Aside from the period 1972 to 1976, when the death penalty was not suspended, the Supreme Court's consistent ruling has been that capital punishment itself is not a violation of the Eighth Amendment, but that many applications have been. The Court declared the execution of the mentally retarded to be unconstitutionally cruel and unusual in Atkins v. Virginia (2002), and in Roper v. Simmons (2005) it declared the death penalty unconstitutionally cruel and unusual for people who were under age 18 at the time of their crime.

The constitutionality of capital punishment itself is often challenged, usually on the grounds that it allegedly violates the Eighth Amendment. In Wilkerson v. Utah, the Supreme Court stated that death by firing squad was not cruel and unusual punishment under the Eighth Amendment. The first significant challenge to reach the Court was Furman v. Georgia (1972), when the Supreme Court overturned the death sentences of Furman as well as two defendants in separate cases against Georgia and Texas, in a 5-4 decision. Of the five justices voting to overturn the death penalty cases, two found capital punishment itself to be unconstitutionally cruel and unusual; and three found that the death penalty was meted out in a random and capricious fashion, discriminating against blacks and the poor. This, they said, made the application of the death penalty cruel and unusual.

States with capital punishment rewrote the laws to address the Supreme Court's findings, and in Gregg v. Georgia (1976), the Court found, in a 7-2 ruling, that Georgia's new death penalty laws passed Eighth Amendment scrutiny: a bifurcated trial in which guilt and sentence were determined separately; and "there must be specific jury findings as to the circumstances of the crime or the character of the defendant, and the State Supreme Court thereafter reviews the comparability of each death sentence with the sentences imposed on similarly situated defendants to ensure that the sentence of death in a particular case is not disproportionate". Executions resumed in 1977.

Some states have passed laws imposing mandatory death penalties in certain cases; the Supreme Court has found these laws to be unconstitutional under the Eighth Amendment. Other statutes specifying factors for courts to use in making their decisions have been upheld. Some have not: in Godfrey v. Georgia (1980), the Supreme Court overturned a sentence based upon a finding that a murder was "outrageously or wantonly vile, horrible, and inhuman," as it deemed that any murder may be reasonably characterized in this manner. Similarly, in Maynard v. Cartwright (1988), the Court found that an "especially heinous, atrocious or cruel" standard was too vague. However, the vagueness of this language depends on how lower courts interpret it. In Walton v. Arizona, 497 U.S. 639 (1990), the Court found that the phrase "especially heinous, cruel, or depraved" was not vague because the state supreme court had expounded on its meaning.

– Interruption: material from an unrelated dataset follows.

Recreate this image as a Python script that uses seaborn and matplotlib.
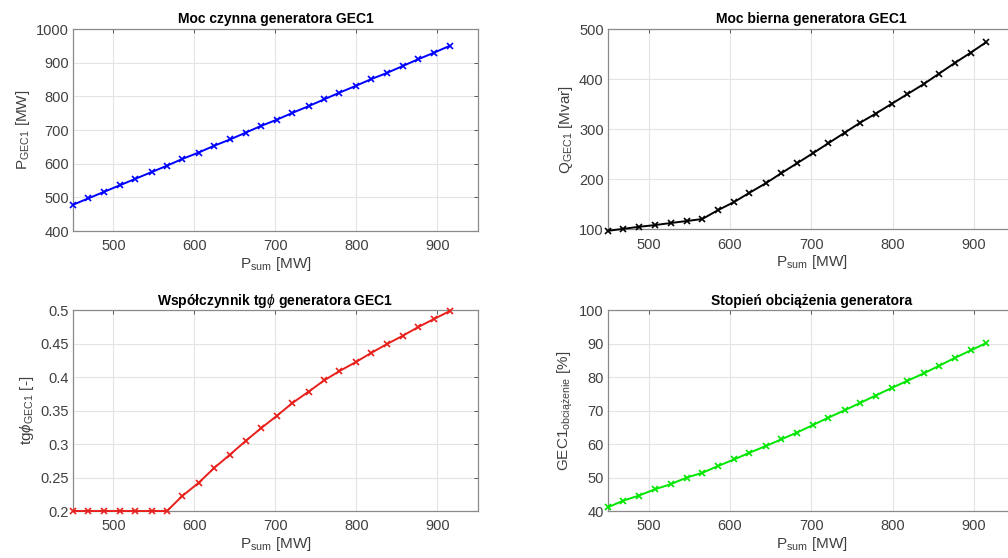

Nevertheless, under the proportionality principle embodied in the Eighth Amendment, the Court has found that the death penalty may not be imposed for the crime of rape of an adult woman,[2] for felony murder where the defendant was a minor participant in the crime,[3] and on mentally retarded[4] and juvenile offenders.[5]

Punishments allowed

In Rummel v. Estelle, 445 U.S. 263 (1980), the Court upheld a life sentence with the possibility of parole for fraud crimes totaling $230.

In Harmelin v. Michigan, 501 U.S. 957 (1991), the Court upheld a life sentence without the possibility of parole for possession of 672 grams of cocaine.

In Lockyer v. Andrade, 538 U.S. 63 (2003), the Court upheld a sentence imposed under California's three-strikes law when the defendant was convicted of shoplifting videotapes worth a total of $150.